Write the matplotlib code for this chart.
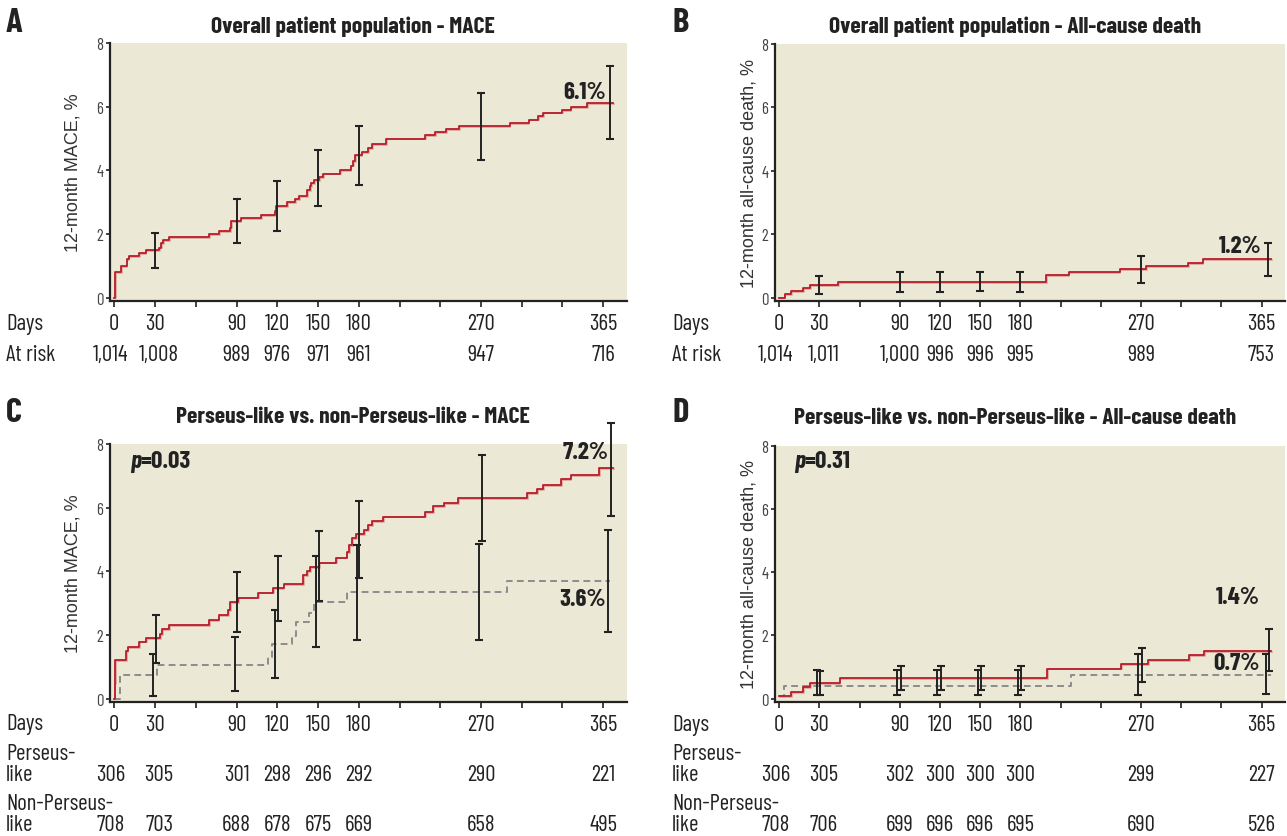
import matplotlib
matplotlib.use('Agg')
import matplotlib.pyplot as plt
import matplotlib.patheffects as pe
from matplotlib.transforms import blended_transform_factory

plt.rcParams['font.family'] = ['Barlow Condensed', 'DejaVu Sans']

W, H = 1287, 837

# ---- data ----
ci_days = [30, 90, 120, 150, 180, 270, 365]
tick_days = [0, 30, 90, 120, 150, 180, 270, 360]
tick_text = ['0', '30', '90', '120', '150', '180', '270', '365']
risk_pos = [-3, 33, 90, 120, 150, 180, 270, 360]

# A: overall population, MACE
a_days = [0, 0.3, 0.7, 5, 9, 10.5, 18.5, 23, 33, 34.5,
          36, 40, 70, 77, 85, 86, 93, 108, 118, 119,
          127, 133, 136, 142, 144, 145, 147, 151, 154, 166,
          174, 176, 177, 182, 187, 190, 200, 229, 236, 244,
          254, 291, 305, 312, 316, 330, 336, 348, 367]
a_pct = [0, 0.3, 0.8, 1.0, 1.2, 1.3, 1.4, 1.5, 1.57, 1.7,
         1.8, 1.9, 2.0, 2.1, 2.2, 2.4, 2.5, 2.6, 2.72, 2.88,
         3.0, 3.1, 3.2, 3.37, 3.5, 3.6, 3.7, 3.8, 3.9, 4.0,
         4.15, 4.3, 4.47, 4.58, 4.7, 4.84, 5.0, 5.1, 5.2, 5.3,
         5.4, 5.5, 5.6, 5.7, 5.82, 5.9, 6.0, 6.13, 6.13]
a_lo = [0.93, 1.7, 2.1, 2.89, 3.53, 4.33, 5.0]
a_hi = [2.04, 3.1, 3.67, 4.65, 5.4, 6.44, 7.27]
a_risk = ['1,014', '1,008', '989', '976', '971', '961', '947', '716']

# B: overall population, all-cause death
b_days = [0, 4, 9, 18, 23, 44, 199, 216, 254, 274, 305, 316, 367]
b_pct = [0, 0.1, 0.2, 0.3, 0.4, 0.48, 0.7, 0.79, 0.91, 1.0, 1.09, 1.2, 1.2]
b_lo = [0.12, 0.16, 0.17, 0.19, 0.17, 0.46, 0.69]
b_hi = [0.67, 0.8, 0.8, 0.8, 0.81, 1.31, 1.71]
b_risk = ['1,014', '1,011', '1,000', '996', '996', '995', '989', '753']

# C: Perseus-like vs non-Perseus-like, MACE
c1_days = [0, 0.2, 0.7, 8.8, 9.8, 18.5, 23.2, 33.7, 35, 40.2,
           69.5, 76.8, 83.6, 85, 91, 105.8, 117, 124.6, 139.2, 142,
           144, 150.7, 163, 171, 172.6, 175, 178, 184, 187, 190,
           198, 229, 235, 243, 253, 304, 311, 316, 329, 336,
           357, 367]
c1_pct = [0, 0.47, 1.2, 1.49, 1.62, 1.79, 1.9, 2.02, 2.17, 2.3,
          2.47, 2.61, 2.77, 3.03, 3.17, 3.33, 3.46, 3.6, 3.87, 4.01,
          4.14, 4.27, 4.43, 4.59, 4.82, 5.03, 5.16, 5.29, 5.44, 5.57,
          5.72, 5.86, 6.04, 6.14, 6.30, 6.45, 6.59, 6.72, 6.89, 7.02,
          7.23, 7.23]
c2_days = [0, 3.9, 31.7, 112.9, 116, 130.7, 133.6, 143.4, 147, 171.4, 289, 365]
c2_pct = [0, 0.73, 1.05, 1.31, 1.72, 1.96, 2.4, 2.7, 3.03, 3.36, 3.69, 3.69]
c1_lo = [1.13, 2.10, 2.44, 3.05, 3.78, 4.95, 5.74]
c1_hi = [2.62, 3.98, 4.49, 5.25, 6.2, 7.65, 8.65]
c2_lo = [0.08, 0.24, 0.65, 1.62, 1.84, 1.84, 2.10]
c2_hi = [1.39, 1.92, 2.79, 4.47, 4.84, 4.86, 5.29]
c1_risk = ['306', '305', '301', '298', '296', '292', '290', '221']
c2_risk = ['708', '703', '688', '678', '675', '669', '658', '495']

# D: Perseus-like vs non-Perseus-like, all-cause death
d1_days = [0, 9, 18, 23, 45, 200, 255, 275, 306, 317, 367]
d1_pct = [0.08, 0.21, 0.36, 0.49, 0.64, 0.95, 1.08, 1.22, 1.37, 1.5, 1.5]
d2_days = [0, 3.7, 218, 367]
d2_pct = [0.08, 0.4, 0.75, 0.75]
d1_lo = [0.12, 0.26, 0.26, 0.26, 0.26, 0.52, 0.86]
d1_hi = [0.87, 1.04, 1.04, 1.04, 1.04, 1.6, 2.19]
d2_lo = [0.10, 0.10, 0.10, 0.10, 0.10, 0.10, 0.13]
d2_hi = [0.89, 0.89, 0.89, 0.89, 0.89, 1.42, 1.42]
d1_risk = ['306', '305', '302', '300', '300', '300', '299', '227']
d2_risk = ['708', '706', '699', '696', '696', '695', '690', '526']

RED = '#b81c2c'
GRAY = '#8c8c8c'
BG = '#ece8d6'
INK = '#222222'
NUM = 16.5
DY = 3  # baseline nudge for table rows, px

fig = plt.figure(figsize=(W / 100, H / 100), dpi=100)


def fx(x):
    return x / W


def fy(y):
    return 1 - (y + DY) / H


def make_axes(left, top, right, bottom, ylabel, label_x):
    ax = fig.add_axes([left / W, 1 - bottom / H, (right - left) / W, (bottom - top) / H])
    ax.set_facecolor(BG)
    ax.set_xlim(-3.2, 377.5)
    ax.set_ylim(-0.11, 8)
    for s in ['top', 'right']:
        ax.spines[s].set_visible(False)
    for s in ['left', 'bottom']:
        ax.spines[s].set_color(INK)
        ax.spines[s].set_linewidth(1.6)
    ax.set_yticks([0, 2, 4, 6, 8])
    ax.tick_params(axis='y', length=3, width=1.2, pad=2, labelsize=12,
                   labelcolor='#444444', color=INK)
    xt = list(range(0, 361, 30))
    ax.set_xticks(xt)
    ax.set_xticklabels([tick_text[tick_days.index(t)] if t in tick_days else '' for t in xt])
    ax.tick_params(axis='x', length=4, width=1.2, pad=4.5, labelsize=NUM,
                   labelcolor=INK, color=INK)
    ax.set_ylabel(ylabel, family=['Liberation Sans', 'DejaVu Sans'], fontsize=13, color='#333333')
    ax.yaxis.set_label_coords(label_x, 0.5)
    return ax


def red_curve(ax, days, pct):
    ax.step(days, pct, where='post', color=RED, lw=1.3, zorder=3,
            path_effects=[pe.SimpleLineShadow(offset=(0.6, -0.6), shadow_color='#d89a8c', alpha=0.8),
                          pe.Normal()])


def gray_curve(ax, days, pct):
    ax.step(days, pct, where='post', color=GRAY, lw=1.4, ls=(0, (3.5, 2.2)), zorder=3)


def bars(ax, lo, hi, shift=0):
    x = [d + shift for d in ci_days]
    mid = [(a + b) / 2 for a, b in zip(lo, hi)]
    err = [(b - a) / 2 for a, b in zip(lo, hi)]
    eb = ax.errorbar(x, mid, yerr=err, fmt='none', ecolor=INK, elinewidth=1.4,
                     capsize=3, capthick=1.5, zorder=4)
    for art in eb.lines[1] + eb.lines[2]:
        art.set_clip_on(False)


def risk_row(ax, values, y):
    tr = blended_transform_factory(ax.transData, fig.transFigure)
    for p, v in zip(risk_pos, values):
        fig.text(p, fy(y), v, transform=tr, fontsize=NUM, color=INK, ha='center', va='center')


def big(ax, x, y, s):
    ax.text(x, y, s, fontsize=18, weight='bold', color=INK, ha='center', va='center')


def pval(ax, x, y, s):
    t = ax.text(x, y, 'p', fontsize=18, weight='bold', style='italic', color=INK, va='center')
    ax.annotate(s, xy=(1, 0), xycoords=t, fontsize=18, weight='bold', color=INK,
                va='bottom', ha='left')


def row_label(x, y, s):
    fig.text(fx(x), fy(y), s, fontsize=NUM, color=INK, ha='left', va='center')


# ---- A ----
axA = make_axes(110, 44.3, 627, 302, '12-month MACE, %', -0.056)
red_curve(axA, a_days, a_pct)
bars(axA, a_lo, a_hi)
big(axA, 346, 6.46, '6.1%')
risk_row(axA, a_risk, 353)
row_label(6, 322, 'Days')
row_label(6, 353, 'At risk')

# ---- B ----
axB = make_axes(775, 45, 1285, 302, '12-month all-cause death, %', -0.035)
red_curve(axB, b_days, b_pct)
bars(axB, b_lo, b_hi)
big(axB, 344, 1.64, '1.2%')
risk_row(axB, b_risk, 353)
row_label(672, 322, 'Days')
row_label(672, 353, 'At risk')

# ---- C ----
axC = make_axes(110, 445, 627, 703, '12-month MACE, %', -0.056)
gray_curve(axC, c2_days, c2_pct)
red_curve(axC, c1_days, c1_pct)
bars(axC, c2_lo, c2_hi, -1.5)
bars(axC, c1_lo, c1_hi, 0.5)
big(axC, 347, 7.74, '7.2%')
big(axC, 345, 3.12, '3.6%')
pval(axC, 11.5, 7.47, '=0.03')
risk_row(axC, c1_risk, 773)
risk_row(axC, c2_risk, 823)
row_label(6, 722, 'Days')
row_label(6, 752, 'Perseus-')
row_label(6, 773, 'like')
row_label(6, 802, 'Non-Perseus-')
row_label(6, 823, 'like')

# ---- D ----
axD = make_axes(775, 447, 1285, 703, '12-month all-cause death, %', -0.035)
gray_curve(axD, d2_days, d2_pct)
red_curve(axD, d1_days, d1_pct)
bars(axD, d2_lo, d2_hi, -2)
bars(axD, d1_lo, d1_hi, 0.5)
big(axD, 342, 3.21, '1.4%')
big(axD, 341.5, 1.14, '0.7%')
pval(axD, 10.7, 7.53, '=0.31')
risk_row(axD, d1_risk, 773)
risk_row(axD, d2_risk, 823)
row_label(672, 723, 'Days')
row_label(672, 752, 'Perseus-')
row_label(672, 773, 'like')
row_label(672, 802, 'Non-Perseus-')
row_label(672, 823, 'like')

# ---- titles and panel letters ----
titles = [('A', 'Overall patient population - MACE', 6, 20, 353, 24),
          ('B', 'Overall patient population - All-cause death', 673, 20, 1015, 24),
          ('C', 'Perseus-like vs. non-Perseus-like - MACE', 6, 410, 353, 414),
          ('D', 'Perseus-like vs. non-Perseus-like - All-cause death', 673, 410, 1015, 415)]
for letter, title, lx, ly, tx, ty in titles:
    fig.text(fx(lx), fy(ly), letter, fontsize=25, weight='bold', color=INK, ha='left', va='center')
    fig.text(fx(tx), fy(ty), title, fontsize=17, weight='bold', color=INK, ha='center', va='center')

fig.savefig('out.png', dpi=100)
------------------------------------------------------------------------
### Given exercise:
Exactly reproduce the run of lines from the start of the listing through the line with "risk_pos = [-3, 33, 90, 120, 150, 180, 270, 360]", inclusive; pictures are not copied.

### Problem solution:
Write the matplotlib code for this chart.
import matplotlib
matplotlib.use('Agg')
import matplotlib.pyplot as plt
import matplotlib.patheffects as pe
from matplotlib.transforms import blended_transform_factory

plt.rcParams['font.family'] = ['Barlow Condensed', 'DejaVu Sans']

W, H = 1287, 837

# ---- data ----
ci_days = [30, 90, 120, 150, 180, 270, 365]
tick_days = [0, 30, 90, 120, 150, 180, 270, 360]
tick_text = ['0', '30', '90', '120', '150', '180', '270', '365']
risk_pos = [-3, 33, 90, 120, 150, 180, 270, 360]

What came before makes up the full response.